_Request_
Output every line exactly as written. Leave out pictures.
-- begin --
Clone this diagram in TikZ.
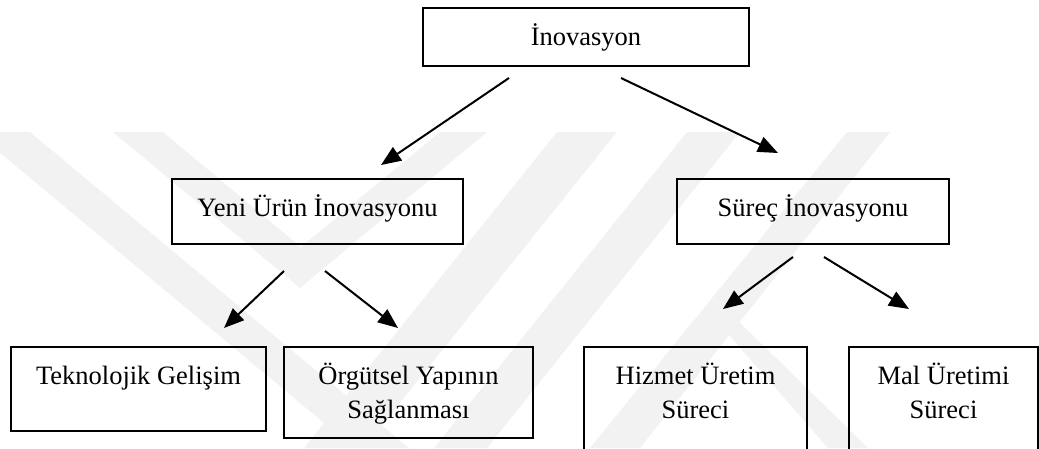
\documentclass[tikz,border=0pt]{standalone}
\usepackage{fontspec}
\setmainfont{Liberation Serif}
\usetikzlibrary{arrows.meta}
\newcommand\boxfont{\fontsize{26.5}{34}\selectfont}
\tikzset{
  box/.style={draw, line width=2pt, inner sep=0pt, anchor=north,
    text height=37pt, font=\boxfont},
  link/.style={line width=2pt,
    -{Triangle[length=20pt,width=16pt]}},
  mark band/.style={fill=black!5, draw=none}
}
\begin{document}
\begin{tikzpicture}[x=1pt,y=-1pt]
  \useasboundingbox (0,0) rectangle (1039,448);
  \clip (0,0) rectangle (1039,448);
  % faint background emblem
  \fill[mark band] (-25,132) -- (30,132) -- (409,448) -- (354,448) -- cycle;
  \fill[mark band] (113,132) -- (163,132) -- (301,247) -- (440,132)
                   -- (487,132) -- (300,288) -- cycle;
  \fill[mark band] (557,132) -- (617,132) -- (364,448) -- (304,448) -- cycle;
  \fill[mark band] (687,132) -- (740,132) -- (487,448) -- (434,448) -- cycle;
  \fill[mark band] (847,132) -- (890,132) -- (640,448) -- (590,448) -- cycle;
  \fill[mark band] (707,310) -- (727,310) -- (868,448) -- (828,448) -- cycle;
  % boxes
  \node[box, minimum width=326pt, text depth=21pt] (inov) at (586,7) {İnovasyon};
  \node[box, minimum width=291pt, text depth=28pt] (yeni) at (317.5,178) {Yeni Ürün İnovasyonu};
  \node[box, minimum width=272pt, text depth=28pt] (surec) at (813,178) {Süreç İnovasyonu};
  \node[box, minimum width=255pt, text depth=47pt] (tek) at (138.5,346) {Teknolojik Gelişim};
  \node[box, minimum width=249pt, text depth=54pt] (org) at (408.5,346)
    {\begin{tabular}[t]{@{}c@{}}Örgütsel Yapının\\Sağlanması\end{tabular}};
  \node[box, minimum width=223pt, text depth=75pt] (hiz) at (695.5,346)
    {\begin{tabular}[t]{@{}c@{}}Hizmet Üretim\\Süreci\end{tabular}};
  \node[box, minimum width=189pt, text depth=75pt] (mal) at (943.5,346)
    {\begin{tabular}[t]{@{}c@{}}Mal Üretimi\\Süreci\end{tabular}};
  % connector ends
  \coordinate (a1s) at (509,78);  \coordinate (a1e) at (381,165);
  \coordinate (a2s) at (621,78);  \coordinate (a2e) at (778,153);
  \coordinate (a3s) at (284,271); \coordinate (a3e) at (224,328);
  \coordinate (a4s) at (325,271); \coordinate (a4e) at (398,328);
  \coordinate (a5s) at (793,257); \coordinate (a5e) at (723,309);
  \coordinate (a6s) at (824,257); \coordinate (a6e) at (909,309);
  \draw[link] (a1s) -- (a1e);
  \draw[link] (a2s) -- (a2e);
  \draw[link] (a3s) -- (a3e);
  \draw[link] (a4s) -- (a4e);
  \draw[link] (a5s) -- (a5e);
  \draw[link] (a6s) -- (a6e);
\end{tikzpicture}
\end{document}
-- end --
_Solution for this problem_
Clone this diagram in TikZ.
\documentclass[tikz,border=0pt]{standalone}
\usepackage{fontspec}
\setmainfont{Liberation Serif}
\usetikzlibrary{arrows.meta}
\newcommand\boxfont{\fontsize{26.5}{34}\selectfont}
\tikzset{
  box/.style={draw, line width=2pt, inner sep=0pt, anchor=north,
    text height=37pt, font=\boxfont},
  link/.style={line width=2pt,
    -{Triangle[length=20pt,width=16pt]}},
  mark band/.style={fill=black!5, draw=none}
}
\begin{document}
\begin{tikzpicture}[x=1pt,y=-1pt]
  \useasboundingbox (0,0) rectangle (1039,448);
  \clip (0,0) rectangle (1039,448);
  % faint background emblem
  \fill[mark band] (-25,132) -- (30,132) -- (409,448) -- (354,448) -- cycle;
  \fill[mark band] (113,132) -- (163,132) -- (301,247) -- (440,132)
                   -- (487,132) -- (300,288) -- cycle;
  \fill[mark band] (557,132) -- (617,132) -- (364,448) -- (304,448) -- cycle;
  \fill[mark band] (687,132) -- (740,132) -- (487,448) -- (434,448) -- cycle;
  \fill[mark band] (847,132) -- (890,132) -- (640,448) -- (590,448) -- cycle;
  \fill[mark band] (707,310) -- (727,310) -- (868,448) -- (828,448) -- cycle;
  % boxes
  \node[box, minimum width=326pt, text depth=21pt] (inov) at (586,7) {İnovasyon};
  \node[box, minimum width=291pt, text depth=28pt] (yeni) at (317.5,178) {Yeni Ürün İnovasyonu};
  \node[box, minimum width=272pt, text depth=28pt] (surec) at (813,178) {Süreç İnovasyonu};
  \node[box, minimum width=255pt, text depth=47pt] (tek) at (138.5,346) {Teknolojik Gelişim};
  \node[box, minimum width=249pt, text depth=54pt] (org) at (408.5,346)
    {\begin{tabular}[t]{@{}c@{}}Örgütsel Yapının\\Sağlanması\end{tabular}};
  \node[box, minimum width=223pt, text depth=75pt] (hiz) at (695.5,346)
    {\begin{tabular}[t]{@{}c@{}}Hizmet Üretim\\Süreci\end{tabular}};
  \node[box, minimum width=189pt, text depth=75pt] (mal) at (943.5,346)
    {\begin{tabular}[t]{@{}c@{}}Mal Üretimi\\Süreci\end{tabular}};
  % connector ends
  \coordinate (a1s) at (509,78);  \coordinate (a1e) at (381,165);
  \coordinate (a2s) at (621,78);  \coordinate (a2e) at (778,153);
  \coordinate (a3s) at (284,271); \coordinate (a3e) at (224,328);
  \coordinate (a4s) at (325,271); \coordinate (a4e) at (398,328);
  \coordinate (a5s) at (793,257); \coordinate (a5e) at (723,309);
  \coordinate (a6s) at (824,257); \coordinate (a6e) at (909,309);
  \draw[link] (a1s) -- (a1e);
  \draw[link] (a2s) -- (a2e);
  \draw[link] (a3s) -- (a3e);
  \draw[link] (a4s) -- (a4e);
  \draw[link] (a5s) -- (a5e);
  \draw[link] (a6s) -- (a6e);
\end{tikzpicture}
\end{document}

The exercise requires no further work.